Consider the dev cycle changing such that a Product Team feeds specs to some AI and delivers code wireframes to development as step 1. If we were going to eliminate developers thats where we'd have to start.
Any of us could try it too. Take the requirements/design artifacts of a feature and feed it to the AI of your choice. Sit back and watch it build the whole feature, integrate it into the product, test it, deploy it and maintain it. We all know that exercise is not going to even get past Step 0.

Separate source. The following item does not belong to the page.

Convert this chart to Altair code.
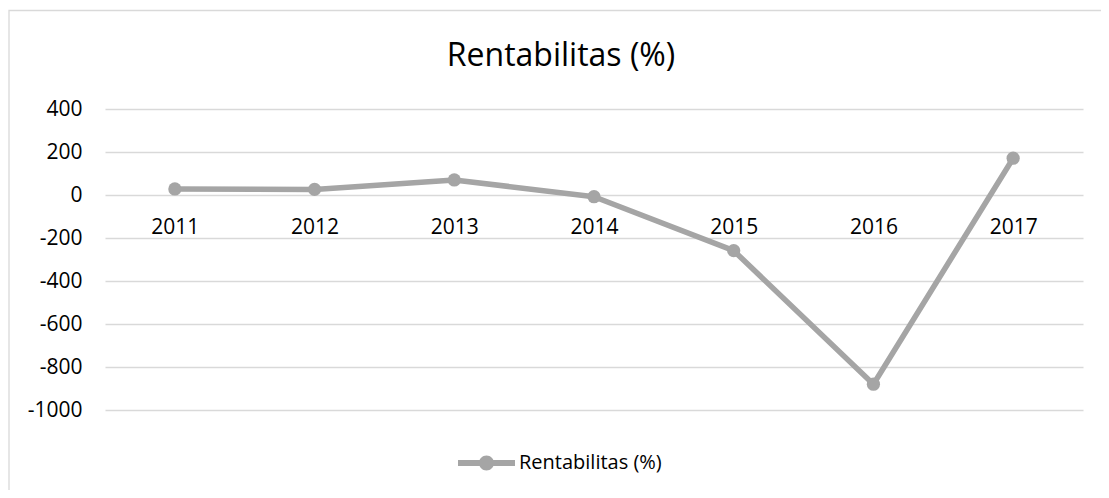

When product/feature stakeholders/designers are using AI to capture requirements and generate code thats the start of the cycle. The next problem would be now we got this big hairball of AI generated code that to every dev who works on it is "somebody else's (non-running) code - and its not even finished!". Any devs here who have ever got thrown on a project where you get to take ownership of some other teams unfinished, not working codebase? If you have you know how hard Step 2 would be.
Per OP, I think thats about right. There are still gains on the table to be made in leveraging AI too. The whole "AI is gonna take our jobs!!" thing gets pretty silly when you start thinking of it from the perspective of being hired as CTO someplace with your main task being "Leverage AI to eliminate all development staff".